- Mike Ricci
The Final Game
There is an age-old debate in professional sports: is it better to leave at the top of your game or to play as long as your body will allow? Fans love to take shots at Patrick Ewing on the Orlando Magic or Shaq with the Boston Celtics (or Cleveland Cavaliers…or Phoenix Suns…or…) but who are we to say they should stop doing what they love simply because they aren’t at the peak we will personally romanticize over and over for the next 60 years?
Let’s be honest, final games are rarely remembered after the fact. Nobody has that fairytale ending. Michael Jordan had the perfect ending and even he couldn’t shake the allure of returning two or three seasons later to a team he had never suited up with.
So with Kobe Bryant set to call it a career tomorrow night at the Staples Center, I thought it was a good time to look back at some other h̶i̶s̶t̶o̶r̶i̶c̶̶ final career games for NBA legends.
April 16, 2003
I’ll always defend Jordan’s tenure with the Washington Wizards as significantly better than people remember it being. In his final season at age 39, MJ played in all 82 regular season games averaging 37 minutes per game while scoring 20 per game and pulling down 6 rebounds. Look, he wasn’t the same player he was in 1998 with the Bulls—but holy hell—look at those numbers again. I contend he could’ve maintained an average of 15 points per game well into his mid 40s. I digress.
In his final game, Jordan played 28 minutes and scored 15 points. If you’re going to criticize him for anything it’s that ultimately it was a meaningless game (although you’d still be grasping at straws—look at the roster). His final points came from the free throw line as Eric Snow intentionally fouled Jordan with 1:45 remaining in the game. Michael hit both free throws and was removed from the game to a standing ovation that lasted a few minutes.

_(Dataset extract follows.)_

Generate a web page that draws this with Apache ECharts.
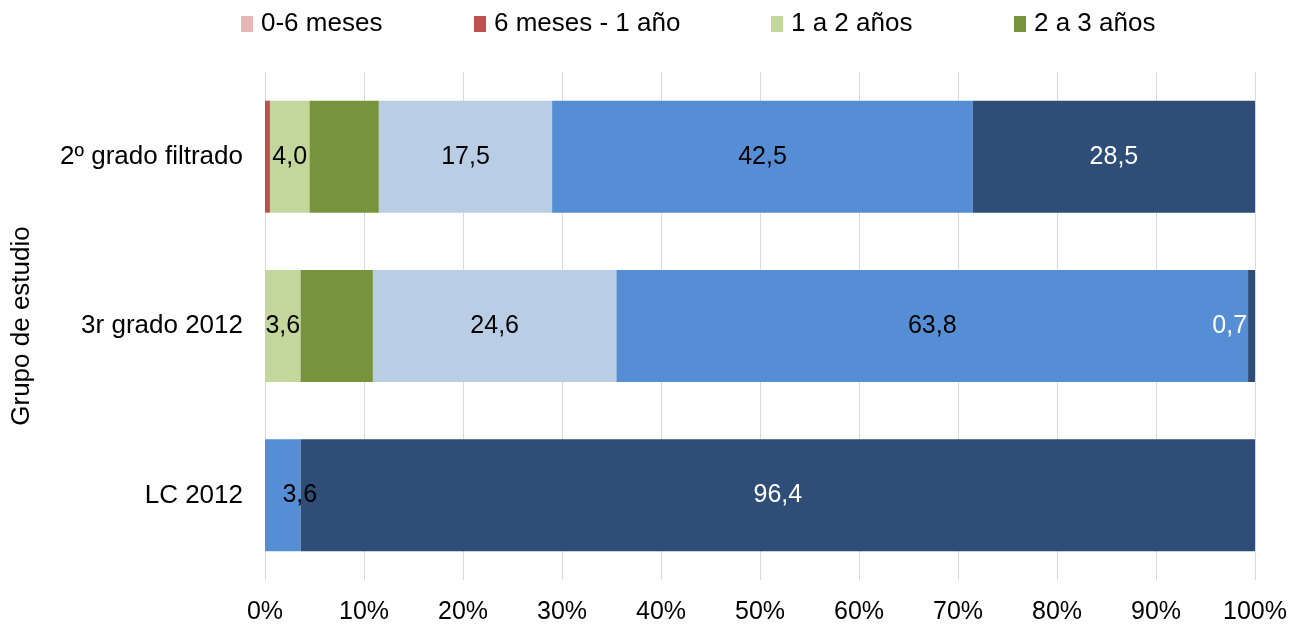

Buzzer. Media swarms Jordan. Exit.
May 3, 1987
Bucks 102, 76ers 89
Philadelphia made it to the 1987 NBA Playoffs as the fifth seed in the Eastern Conference thanks in large part to a 23 year old Charles Barkley (we’ll fast forward to his final game in a bit), Maurice Cheeks, and a 36 year old Dr. J. Their first round series against the Milwaukee Bucks went the distance and in game five (note to anyone born after 1994: first round series used to be best of five) Erving posted 24 points, 4 rebounds, and 3 steals although it wasn’t enough to stop the glorious Jack Sikma and his glorious perm who exploded for 18 points and 21 rebounds in the clincher, a 102-98 Milwaukee win.
Side note: look at the highlights of this game and try to not be aggravated by a green clad Bucks team playing on a red accented home court—drives me nuts watching.
May 19, 2005
In was wasn’t even close to the most memorable Pistons-Pacers game from that season, Miller wrapped up his storied career with a loss in game six of the Eastern Conference semi-finals against the eventual conference champion. Reggie threw it back to his mid-90s self by scoring a team-high 28 points but Detroit just pulled away in the fourth quarter.
May 2, 1996
Consider this for a moment…this was the last Lakers game played before the Kobe Bryant era. Now that you’ve considered that, I’ll be over here looking at Magic’s game logs from his 1996 comeback (spoiler: it was pretty good).
It had been four full seasons since Magic stepped away from the NBA after announcing he was HIV positive. The comeback wasn’t the abject failure I remember it being at the time. Magic averaged 14.6 points, 5.7 rebounds, and 6.9 assists in 30 minutes per game and included a suspension after he bumped a referee after arguing a non-call. After the season, Magic retired (reretired?) and told reporters, “I am going out on my terms. Something I couldn’t say when I aborted a comeback in 1992”.
April 19, 2000
Grizzlies 96, Rockets 92
After rupturing a quadriceps tendon during a game in early December, Charles Barkley’s career seemed to be over. But Barkley rehabbed the injury in order to make an appearance during the season finale against Vancouver on April 19. Everyone in the building knew it was Chuck’s final game and immediately after scoring a basket, Barkley walked off the court for the final time.
Watch the above video. Didn’t Inside the NBA seem empty without Barkley commenting?
June 15, 2003
This has to be the recent gold standard for final career games, right? With a chance to win a second career championship, David Robinson left everything out on the court (clichés!) by way of 13 points, 17 rebounds and 2 blocks (in a season that saw him average 8.5 and 7.9). Nothing I can type would do Robinson any justice. Watch the video in all of its glory.
May 9, 2011
Heat 98, Celtics 90 OT
This game didn’t necessitate much of a write up. It was a game four loss to the Heat but due to injury, Shaq never played again in the series and the Celtics eventually lost. Not the most dramatic ending. But he made up for it during his career.